### Data extract ###

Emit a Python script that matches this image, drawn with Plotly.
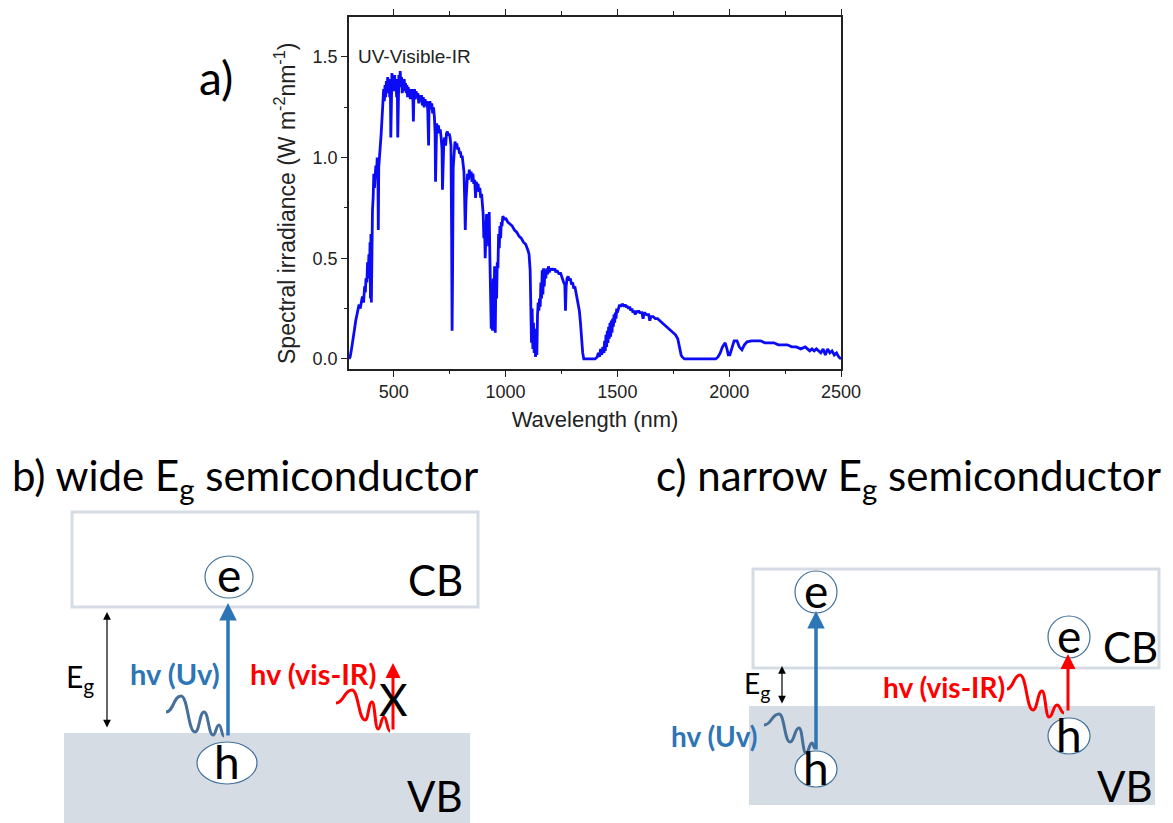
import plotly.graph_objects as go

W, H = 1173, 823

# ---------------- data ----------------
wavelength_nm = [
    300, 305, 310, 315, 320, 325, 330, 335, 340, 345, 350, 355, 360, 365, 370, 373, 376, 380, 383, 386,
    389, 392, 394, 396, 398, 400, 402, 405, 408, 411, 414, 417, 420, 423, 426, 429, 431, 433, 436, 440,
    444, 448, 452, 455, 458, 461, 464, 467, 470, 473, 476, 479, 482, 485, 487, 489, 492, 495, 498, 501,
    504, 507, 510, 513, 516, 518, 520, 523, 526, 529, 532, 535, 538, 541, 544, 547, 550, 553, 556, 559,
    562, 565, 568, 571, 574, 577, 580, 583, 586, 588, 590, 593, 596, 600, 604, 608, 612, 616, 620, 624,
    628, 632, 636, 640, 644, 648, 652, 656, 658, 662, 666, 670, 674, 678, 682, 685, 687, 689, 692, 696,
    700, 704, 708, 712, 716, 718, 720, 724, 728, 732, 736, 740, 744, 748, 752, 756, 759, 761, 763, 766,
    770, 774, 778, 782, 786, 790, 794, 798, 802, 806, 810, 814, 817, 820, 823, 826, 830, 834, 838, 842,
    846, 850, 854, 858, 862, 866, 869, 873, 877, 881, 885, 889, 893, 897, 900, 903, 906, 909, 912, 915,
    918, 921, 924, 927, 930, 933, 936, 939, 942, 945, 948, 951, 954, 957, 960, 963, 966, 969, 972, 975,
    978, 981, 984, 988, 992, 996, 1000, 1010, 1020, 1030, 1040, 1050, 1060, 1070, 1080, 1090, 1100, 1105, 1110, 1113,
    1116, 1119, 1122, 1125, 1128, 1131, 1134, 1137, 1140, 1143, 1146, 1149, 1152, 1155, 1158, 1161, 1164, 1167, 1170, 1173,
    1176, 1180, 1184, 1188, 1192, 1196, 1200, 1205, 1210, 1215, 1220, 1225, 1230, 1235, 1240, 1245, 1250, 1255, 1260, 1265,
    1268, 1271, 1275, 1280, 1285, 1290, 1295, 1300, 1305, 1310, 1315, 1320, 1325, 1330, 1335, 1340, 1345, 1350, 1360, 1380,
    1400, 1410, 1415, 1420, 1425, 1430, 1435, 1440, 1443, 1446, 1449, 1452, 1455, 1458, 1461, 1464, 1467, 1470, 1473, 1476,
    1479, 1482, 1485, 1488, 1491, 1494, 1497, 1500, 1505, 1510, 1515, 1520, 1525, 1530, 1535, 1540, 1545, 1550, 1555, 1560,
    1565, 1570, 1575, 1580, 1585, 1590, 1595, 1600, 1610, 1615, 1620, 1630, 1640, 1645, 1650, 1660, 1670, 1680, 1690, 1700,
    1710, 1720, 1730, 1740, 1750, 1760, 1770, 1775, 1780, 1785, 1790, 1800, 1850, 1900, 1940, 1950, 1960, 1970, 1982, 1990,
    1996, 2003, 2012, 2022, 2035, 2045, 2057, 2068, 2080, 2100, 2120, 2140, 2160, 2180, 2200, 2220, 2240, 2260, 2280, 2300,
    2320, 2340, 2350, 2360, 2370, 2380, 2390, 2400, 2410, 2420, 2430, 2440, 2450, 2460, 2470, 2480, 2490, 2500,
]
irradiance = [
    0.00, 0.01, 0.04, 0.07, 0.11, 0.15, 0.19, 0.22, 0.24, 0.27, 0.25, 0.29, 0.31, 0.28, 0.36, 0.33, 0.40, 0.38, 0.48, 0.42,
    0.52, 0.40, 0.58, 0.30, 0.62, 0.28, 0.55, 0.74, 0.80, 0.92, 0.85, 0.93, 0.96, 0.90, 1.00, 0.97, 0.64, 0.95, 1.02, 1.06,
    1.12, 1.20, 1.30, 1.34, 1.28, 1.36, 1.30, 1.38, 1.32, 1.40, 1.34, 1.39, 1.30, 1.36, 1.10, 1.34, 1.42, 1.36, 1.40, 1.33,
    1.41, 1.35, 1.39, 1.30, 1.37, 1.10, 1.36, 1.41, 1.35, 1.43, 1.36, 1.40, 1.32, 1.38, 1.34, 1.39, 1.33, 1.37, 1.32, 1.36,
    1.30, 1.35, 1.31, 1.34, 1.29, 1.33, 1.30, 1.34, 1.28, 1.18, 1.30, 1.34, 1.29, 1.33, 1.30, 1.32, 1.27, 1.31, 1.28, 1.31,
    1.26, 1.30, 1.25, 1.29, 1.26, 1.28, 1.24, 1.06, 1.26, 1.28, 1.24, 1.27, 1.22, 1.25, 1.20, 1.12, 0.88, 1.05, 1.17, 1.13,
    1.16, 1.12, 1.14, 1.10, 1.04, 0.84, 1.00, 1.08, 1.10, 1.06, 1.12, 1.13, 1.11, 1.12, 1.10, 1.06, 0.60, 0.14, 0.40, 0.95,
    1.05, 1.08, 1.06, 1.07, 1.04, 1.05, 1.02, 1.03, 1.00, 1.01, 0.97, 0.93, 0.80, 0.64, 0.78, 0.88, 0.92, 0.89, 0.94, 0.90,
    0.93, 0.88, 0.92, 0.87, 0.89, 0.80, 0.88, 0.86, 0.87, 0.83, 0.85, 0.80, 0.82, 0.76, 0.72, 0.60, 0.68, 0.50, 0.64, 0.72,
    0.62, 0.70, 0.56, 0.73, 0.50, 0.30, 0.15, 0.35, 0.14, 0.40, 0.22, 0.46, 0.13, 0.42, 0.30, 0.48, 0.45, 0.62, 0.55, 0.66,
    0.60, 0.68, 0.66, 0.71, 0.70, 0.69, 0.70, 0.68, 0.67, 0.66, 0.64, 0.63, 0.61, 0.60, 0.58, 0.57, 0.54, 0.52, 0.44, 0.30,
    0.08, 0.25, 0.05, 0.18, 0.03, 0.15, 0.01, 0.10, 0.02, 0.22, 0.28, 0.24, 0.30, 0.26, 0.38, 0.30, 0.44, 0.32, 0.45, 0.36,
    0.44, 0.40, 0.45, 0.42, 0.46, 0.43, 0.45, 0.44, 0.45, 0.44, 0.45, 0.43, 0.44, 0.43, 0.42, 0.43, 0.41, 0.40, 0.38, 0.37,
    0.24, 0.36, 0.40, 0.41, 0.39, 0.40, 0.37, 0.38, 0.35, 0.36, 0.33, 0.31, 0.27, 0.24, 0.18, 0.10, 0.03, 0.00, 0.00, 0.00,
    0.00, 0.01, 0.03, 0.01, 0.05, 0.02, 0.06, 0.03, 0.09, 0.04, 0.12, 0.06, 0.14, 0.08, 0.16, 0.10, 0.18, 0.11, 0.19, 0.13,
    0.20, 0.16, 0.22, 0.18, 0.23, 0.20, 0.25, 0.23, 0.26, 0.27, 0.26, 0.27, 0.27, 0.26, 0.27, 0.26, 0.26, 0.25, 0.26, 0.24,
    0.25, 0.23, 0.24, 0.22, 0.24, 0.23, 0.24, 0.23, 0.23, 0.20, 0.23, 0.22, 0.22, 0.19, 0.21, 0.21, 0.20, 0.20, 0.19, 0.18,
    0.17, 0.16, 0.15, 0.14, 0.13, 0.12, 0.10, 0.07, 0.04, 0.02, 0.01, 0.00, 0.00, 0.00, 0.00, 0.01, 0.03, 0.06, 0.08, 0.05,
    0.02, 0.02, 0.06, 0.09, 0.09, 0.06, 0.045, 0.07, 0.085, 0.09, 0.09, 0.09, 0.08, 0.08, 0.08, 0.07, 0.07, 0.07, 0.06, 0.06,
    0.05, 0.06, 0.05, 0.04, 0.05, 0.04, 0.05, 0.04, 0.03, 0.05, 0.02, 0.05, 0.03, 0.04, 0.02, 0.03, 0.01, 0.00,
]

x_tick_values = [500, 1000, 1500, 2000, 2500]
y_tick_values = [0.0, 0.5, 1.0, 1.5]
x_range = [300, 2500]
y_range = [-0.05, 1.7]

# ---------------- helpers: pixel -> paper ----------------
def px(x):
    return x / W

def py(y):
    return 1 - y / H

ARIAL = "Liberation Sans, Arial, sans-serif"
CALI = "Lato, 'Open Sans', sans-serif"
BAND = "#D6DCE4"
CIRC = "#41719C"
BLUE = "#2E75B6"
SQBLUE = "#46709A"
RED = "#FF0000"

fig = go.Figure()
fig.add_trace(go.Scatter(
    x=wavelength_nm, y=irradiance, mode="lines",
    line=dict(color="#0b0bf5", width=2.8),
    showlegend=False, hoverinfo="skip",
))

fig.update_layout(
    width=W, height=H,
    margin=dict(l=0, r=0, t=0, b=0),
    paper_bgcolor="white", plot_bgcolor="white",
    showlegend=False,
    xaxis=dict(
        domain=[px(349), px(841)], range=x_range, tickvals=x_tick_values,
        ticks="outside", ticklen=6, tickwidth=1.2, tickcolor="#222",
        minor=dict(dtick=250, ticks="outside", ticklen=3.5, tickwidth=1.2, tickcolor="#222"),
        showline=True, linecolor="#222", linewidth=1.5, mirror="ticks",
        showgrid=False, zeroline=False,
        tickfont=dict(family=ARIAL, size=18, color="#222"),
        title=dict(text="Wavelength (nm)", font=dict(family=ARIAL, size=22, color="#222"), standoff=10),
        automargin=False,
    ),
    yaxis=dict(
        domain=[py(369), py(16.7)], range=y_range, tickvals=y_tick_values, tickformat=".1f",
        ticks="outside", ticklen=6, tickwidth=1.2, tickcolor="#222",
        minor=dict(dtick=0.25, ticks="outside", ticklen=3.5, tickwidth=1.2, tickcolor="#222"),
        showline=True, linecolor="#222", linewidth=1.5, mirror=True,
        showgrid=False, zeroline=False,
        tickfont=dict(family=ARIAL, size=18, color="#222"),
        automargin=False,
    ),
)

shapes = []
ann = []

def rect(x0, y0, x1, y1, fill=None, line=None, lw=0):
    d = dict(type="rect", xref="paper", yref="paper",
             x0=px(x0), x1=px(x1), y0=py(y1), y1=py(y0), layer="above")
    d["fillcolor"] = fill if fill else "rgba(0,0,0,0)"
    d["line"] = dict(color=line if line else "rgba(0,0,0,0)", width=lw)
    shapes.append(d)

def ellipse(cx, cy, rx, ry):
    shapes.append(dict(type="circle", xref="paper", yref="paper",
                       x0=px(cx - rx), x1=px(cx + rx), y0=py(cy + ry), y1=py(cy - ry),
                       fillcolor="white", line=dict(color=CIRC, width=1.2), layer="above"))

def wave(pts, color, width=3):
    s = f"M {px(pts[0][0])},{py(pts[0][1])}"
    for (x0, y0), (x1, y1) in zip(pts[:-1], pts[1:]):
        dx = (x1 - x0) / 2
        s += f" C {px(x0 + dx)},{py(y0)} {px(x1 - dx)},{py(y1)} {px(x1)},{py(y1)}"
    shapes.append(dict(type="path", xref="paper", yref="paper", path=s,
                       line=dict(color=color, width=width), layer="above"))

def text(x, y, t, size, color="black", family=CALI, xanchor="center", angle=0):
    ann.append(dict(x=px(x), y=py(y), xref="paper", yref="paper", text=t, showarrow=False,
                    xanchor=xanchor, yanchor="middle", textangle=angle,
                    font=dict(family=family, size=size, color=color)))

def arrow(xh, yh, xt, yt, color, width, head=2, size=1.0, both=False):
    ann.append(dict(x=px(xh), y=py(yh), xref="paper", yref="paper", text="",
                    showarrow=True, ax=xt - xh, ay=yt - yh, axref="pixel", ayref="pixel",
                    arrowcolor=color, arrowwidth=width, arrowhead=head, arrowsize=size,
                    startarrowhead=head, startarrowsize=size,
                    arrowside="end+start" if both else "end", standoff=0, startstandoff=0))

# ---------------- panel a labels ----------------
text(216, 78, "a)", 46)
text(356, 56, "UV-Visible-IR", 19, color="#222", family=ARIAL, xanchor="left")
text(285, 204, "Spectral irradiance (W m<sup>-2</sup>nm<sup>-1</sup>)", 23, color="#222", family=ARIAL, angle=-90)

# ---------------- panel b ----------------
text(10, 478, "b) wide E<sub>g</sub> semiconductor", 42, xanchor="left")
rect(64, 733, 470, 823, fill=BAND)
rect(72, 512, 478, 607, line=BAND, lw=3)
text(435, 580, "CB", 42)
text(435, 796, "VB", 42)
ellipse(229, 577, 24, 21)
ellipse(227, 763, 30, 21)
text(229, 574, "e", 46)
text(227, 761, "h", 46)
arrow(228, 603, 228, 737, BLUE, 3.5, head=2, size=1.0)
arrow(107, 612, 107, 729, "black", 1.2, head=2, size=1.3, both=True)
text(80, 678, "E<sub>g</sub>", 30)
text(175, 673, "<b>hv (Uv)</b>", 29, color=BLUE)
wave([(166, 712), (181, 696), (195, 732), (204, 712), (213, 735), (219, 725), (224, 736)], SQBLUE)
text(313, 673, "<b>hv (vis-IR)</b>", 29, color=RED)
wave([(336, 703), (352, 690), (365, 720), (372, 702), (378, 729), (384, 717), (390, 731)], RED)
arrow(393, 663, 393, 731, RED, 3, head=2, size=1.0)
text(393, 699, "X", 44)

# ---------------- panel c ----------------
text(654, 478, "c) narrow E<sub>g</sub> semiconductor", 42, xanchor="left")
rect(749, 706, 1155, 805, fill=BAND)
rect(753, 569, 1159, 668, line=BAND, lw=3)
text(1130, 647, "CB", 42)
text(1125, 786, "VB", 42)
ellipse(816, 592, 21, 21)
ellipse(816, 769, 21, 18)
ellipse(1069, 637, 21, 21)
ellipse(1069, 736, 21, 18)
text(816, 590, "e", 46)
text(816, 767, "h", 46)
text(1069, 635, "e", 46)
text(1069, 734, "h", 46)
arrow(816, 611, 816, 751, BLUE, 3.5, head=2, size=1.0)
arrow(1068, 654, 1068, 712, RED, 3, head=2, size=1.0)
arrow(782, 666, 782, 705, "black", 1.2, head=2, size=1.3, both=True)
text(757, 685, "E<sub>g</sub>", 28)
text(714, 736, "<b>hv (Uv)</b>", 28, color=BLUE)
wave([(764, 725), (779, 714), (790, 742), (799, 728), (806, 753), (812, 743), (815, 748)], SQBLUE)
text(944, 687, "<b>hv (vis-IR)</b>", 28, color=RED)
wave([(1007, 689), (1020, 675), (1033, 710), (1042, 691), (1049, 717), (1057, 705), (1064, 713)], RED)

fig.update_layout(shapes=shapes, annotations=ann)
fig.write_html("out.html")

###

Aim: Skip the pictures and restate exactly the lines from the beginning of the listing to the line with "W, H = 1173, 823", that line included.

Solution for this task:
Emit a Python script that matches this image, drawn with Plotly.
import plotly.graph_objects as go

W, H = 1173, 823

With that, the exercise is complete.